#### AIM OF THE TASK:
Repeat the material verbatim and drop the pictures.

#### DATASET EXTRACT:
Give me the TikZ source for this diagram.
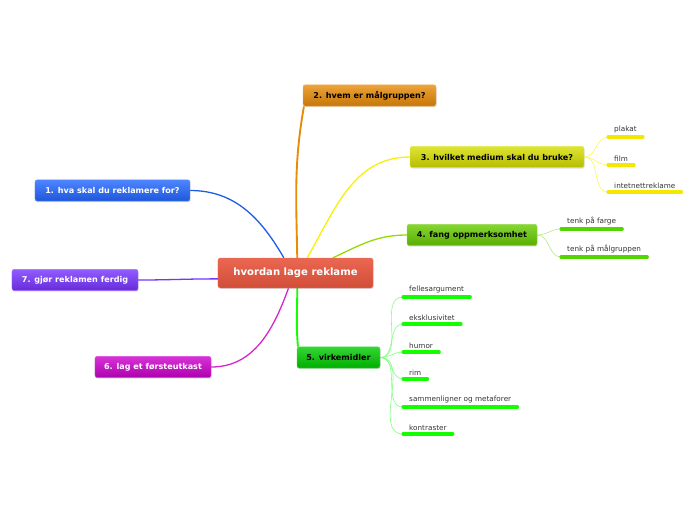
\documentclass[tikz,border=0pt]{standalone}
\usepackage{fontspec}
\setmainfont{DejaVu Sans}
\usepackage{xcolor}
\usetikzlibrary{positioning,shadows,backgrounds}
\definecolor{rootred}{RGB}{232,86,62}
\definecolor{topicorange}{RGB}{232,140,8}
\definecolor{topicyellow}{RGB}{214,222,0}
\definecolor{topiclime}{RGB}{104,204,0}
\definecolor{topicgreen}{RGB}{0,204,0}
\definecolor{topicblue}{RGB}{34,102,255}
\definecolor{topicpurple}{RGB}{119,51,255}
\definecolor{topicmagenta}{RGB}{204,0,204}

\begin{document}
\begin{tikzpicture}[
    x=0.03cm, y=-0.03cm,
    root/.style={rectangle, rounded corners=2pt, draw=rootred!80!white, top color=rootred!90!white, bottom color=rootred!90!black,
                 minimum width=4.65cm, minimum height=0.9cm, text=white,
                 font=\fontsize{8.6}{10}\selectfont\bfseries,
                 drop shadow={shadow xshift=0.6pt, shadow yshift=-0.8pt, opacity=0.25}},
    topic/.style={rectangle, rounded corners=2pt, draw=#1!70!white, top color=#1!80!white, bottom color=#1!85!black,
                  minimum height=0.64cm, inner xsep=0.2cm, text=black,
                  font=\fontsize{6.9}{8}\selectfont\bfseries,
                  drop shadow={shadow xshift=0.6pt, shadow yshift=-0.8pt, opacity=0.25}},
    leaf/.style={anchor=south west, inner xsep=0.18cm, inner ysep=0.1cm, text=black!80,
                 font=\fontsize{6.2}{7}\selectfont,
                 append after command={(\tikzlastnode.south west) edge[draw=#1, line width=2.7pt, line cap=round] (\tikzlastnode.south east)}},
    link/.style={draw=#1, line width=1.1pt},
    twig/.style={draw=#1, line width=0.5pt}
]
\useasboundingbox (0,0) rectangle (696,520);

% central topic and main branches
\node[root] (c) at (295.5,273) {hvordan lage reklame};
\node[topic=topicblue, text=white, minimum width=4.65cm] (t1) at (112.5,190.5) {1. hva skal du reklamere for?};
\node[topic=topicorange, minimum width=3.99cm] (t2) at (369.5,95.5) {2. hvem er målgruppen?};
\node[topic=topicyellow, minimum width=5.22cm] (t3) at (497,157) {3. hvilket medium skal du bruke?};
\node[topic=topiclime, minimum width=3.9cm] (t4) at (472,235) {4. fang oppmerksomhet};
\node[topic=topicgreen, minimum width=2.49cm] (t5) at (338.5,357.5) {5. virkemidler};
\node[topic=topicmagenta, text=white, minimum width=3.48cm] (t6) at (153,367) {6. lag et førsteutkast};
\node[topic=topicpurple, text=white, minimum width=3.78cm] (t7) at (75,280) {7. gjør reklamen ferdig};

% leaves
\node[leaf=yellow!90!olive] (l31) at (608,137) {plakat};
\node[leaf=yellow!90!olive] (l32) at (608,165) {film};
\node[leaf=yellow!90!olive] (l33) at (608,192) {intetnettreklame};
\node[leaf=topiclime!80!green] (l41) at (561,229) {tenk på farge};
\node[leaf=topiclime!80!green] (l42) at (561,257) {tenk på målgruppen};
\node[leaf=green!90!lime] (l51) at (403,297) {fellesargument};
\node[leaf=green!90!lime] (l52) at (403,324) {eksklusivitet};
\node[leaf=green!90!lime] (l53) at (403,352) {humor};
\node[leaf=green!90!lime] (l54) at (403,379) {rim};
\node[leaf=green!90!lime] (l55) at (403,407) {sammenligner og metaforer};
\node[leaf=green!90!lime] (l56) at (403,434) {kontraster};

\begin{scope}[on background layer]
\draw[link=topicblue!90!black] ([xshift=-10]c.north) to[out=120, in=0] (t1.east);
\draw[link=topicorange, line width=1.6pt] ([xshift=1.5]c.north) to[out=91, in=-100] ([xshift=1]t2.south west);
\draw[link=yellow!90!lime] ([xshift=10]c.north) to[out=60, in=180] (t3.west);
\draw[link=topiclime!70!yellow] ([xshift=32]c.north) to[out=25, in=180] (t4.west);
\draw[link=green!90!lime, line width=1.6pt] ([xshift=1.5]c.south) to[out=-90, in=95] ([xshift=1]t5.north west);
\draw[link=topicmagenta!80!pink] ([xshift=-6]c.south) to[out=-110, in=0] (t6.east);
\draw[link=topicpurple] ([yshift=-5]c.west) to[out=180, in=0] (t7.east);

\draw[twig=yellow!70] (t3.east) to[out=0, in=180] (l31.south west);
\draw[twig=yellow!70] (t3.east) to[out=0, in=180] (l32.south west);
\draw[twig=yellow!70] (t3.east) to[out=0, in=180] (l33.south west);
\draw[twig=topiclime!50] (t4.east) to[out=0, in=180] (l41.south west);
\draw[twig=topiclime!50] (t4.east) to[out=0, in=180] (l42.south west);
\draw[twig=green!50] (t5.east) to[out=0, in=180] (l51.south west);
\draw[twig=green!50] (t5.east) to[out=0, in=180] (l52.south west);
\draw[twig=green!50] (t5.east) to[out=0, in=180] (l53.south west);
\draw[twig=green!50] (t5.east) to[out=0, in=180] (l54.south west);
\draw[twig=green!50] (t5.east) to[out=0, in=180] (l55.south west);
\draw[twig=green!50] (t5.east) to[out=0, in=180] (l56.south west);
\end{scope}
\end{tikzpicture}
\end{document}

#### THE COMPLETED TASK:
Give me the TikZ source for this diagram.
\documentclass[tikz,border=0pt]{standalone}
\usepackage{fontspec}
\setmainfont{DejaVu Sans}
\usepackage{xcolor}
\usetikzlibrary{positioning,shadows,backgrounds}
\definecolor{rootred}{RGB}{232,86,62}
\definecolor{topicorange}{RGB}{232,140,8}
\definecolor{topicyellow}{RGB}{214,222,0}
\definecolor{topiclime}{RGB}{104,204,0}
\definecolor{topicgreen}{RGB}{0,204,0}
\definecolor{topicblue}{RGB}{34,102,255}
\definecolor{topicpurple}{RGB}{119,51,255}
\definecolor{topicmagenta}{RGB}{204,0,204}

\begin{document}
\begin{tikzpicture}[
    x=0.03cm, y=-0.03cm,
    root/.style={rectangle, rounded corners=2pt, draw=rootred!80!white, top color=rootred!90!white, bottom color=rootred!90!black,
                 minimum width=4.65cm, minimum height=0.9cm, text=white,
                 font=\fontsize{8.6}{10}\selectfont\bfseries,
                 drop shadow={shadow xshift=0.6pt, shadow yshift=-0.8pt, opacity=0.25}},
    topic/.style={rectangle, rounded corners=2pt, draw=#1!70!white, top color=#1!80!white, bottom color=#1!85!black,
                  minimum height=0.64cm, inner xsep=0.2cm, text=black,
                  font=\fontsize{6.9}{8}\selectfont\bfseries,
                  drop shadow={shadow xshift=0.6pt, shadow yshift=-0.8pt, opacity=0.25}},
    leaf/.style={anchor=south west, inner xsep=0.18cm, inner ysep=0.1cm, text=black!80,
                 font=\fontsize{6.2}{7}\selectfont,
                 append after command={(\tikzlastnode.south west) edge[draw=#1, line width=2.7pt, line cap=round] (\tikzlastnode.south east)}},
    link/.style={draw=#1, line width=1.1pt},
    twig/.style={draw=#1, line width=0.5pt}
]
\useasboundingbox (0,0) rectangle (696,520);

% central topic and main branches
\node[root] (c) at (295.5,273) {hvordan lage reklame};
\node[topic=topicblue, text=white, minimum width=4.65cm] (t1) at (112.5,190.5) {1. hva skal du reklamere for?};
\node[topic=topicorange, minimum width=3.99cm] (t2) at (369.5,95.5) {2. hvem er målgruppen?};
\node[topic=topicyellow, minimum width=5.22cm] (t3) at (497,157) {3. hvilket medium skal du bruke?};
\node[topic=topiclime, minimum width=3.9cm] (t4) at (472,235) {4. fang oppmerksomhet};
\node[topic=topicgreen, minimum width=2.49cm] (t5) at (338.5,357.5) {5. virkemidler};
\node[topic=topicmagenta, text=white, minimum width=3.48cm] (t6) at (153,367) {6. lag et førsteutkast};
\node[topic=topicpurple, text=white, minimum width=3.78cm] (t7) at (75,280) {7. gjør reklamen ferdig};

% leaves
\node[leaf=yellow!90!olive] (l31) at (608,137) {plakat};
\node[leaf=yellow!90!olive] (l32) at (608,165) {film};
\node[leaf=yellow!90!olive] (l33) at (608,192) {intetnettreklame};
\node[leaf=topiclime!80!green] (l41) at (561,229) {tenk på farge};
\node[leaf=topiclime!80!green] (l42) at (561,257) {tenk på målgruppen};
\node[leaf=green!90!lime] (l51) at (403,297) {fellesargument};
\node[leaf=green!90!lime] (l52) at (403,324) {eksklusivitet};
\node[leaf=green!90!lime] (l53) at (403,352) {humor};
\node[leaf=green!90!lime] (l54) at (403,379) {rim};
\node[leaf=green!90!lime] (l55) at (403,407) {sammenligner og metaforer};
\node[leaf=green!90!lime] (l56) at (403,434) {kontraster};

\begin{scope}[on background layer]
\draw[link=topicblue!90!black] ([xshift=-10]c.north) to[out=120, in=0] (t1.east);
\draw[link=topicorange, line width=1.6pt] ([xshift=1.5]c.north) to[out=91, in=-100] ([xshift=1]t2.south west);
\draw[link=yellow!90!lime] ([xshift=10]c.north) to[out=60, in=180] (t3.west);
\draw[link=topiclime!70!yellow] ([xshift=32]c.north) to[out=25, in=180] (t4.west);
\draw[link=green!90!lime, line width=1.6pt] ([xshift=1.5]c.south) to[out=-90, in=95] ([xshift=1]t5.north west);
\draw[link=topicmagenta!80!pink] ([xshift=-6]c.south) to[out=-110, in=0] (t6.east);
\draw[link=topicpurple] ([yshift=-5]c.west) to[out=180, in=0] (t7.east);

\draw[twig=yellow!70] (t3.east) to[out=0, in=180] (l31.south west);
\draw[twig=yellow!70] (t3.east) to[out=0, in=180] (l32.south west);
\draw[twig=yellow!70] (t3.east) to[out=0, in=180] (l33.south west);
\draw[twig=topiclime!50] (t4.east) to[out=0, in=180] (l41.south west);
\draw[twig=topiclime!50] (t4.east) to[out=0, in=180] (l42.south west);
\draw[twig=green!50] (t5.east) to[out=0, in=180] (l51.south west);
\draw[twig=green!50] (t5.east) to[out=0, in=180] (l52.south west);
\draw[twig=green!50] (t5.east) to[out=0, in=180] (l53.south west);
\draw[twig=green!50] (t5.east) to[out=0, in=180] (l54.south west);
\draw[twig=green!50] (t5.east) to[out=0, in=180] (l55.south west);
\draw[twig=green!50] (t5.east) to[out=0, in=180] (l56.south west);
\end{scope}
\end{tikzpicture}
\end{document}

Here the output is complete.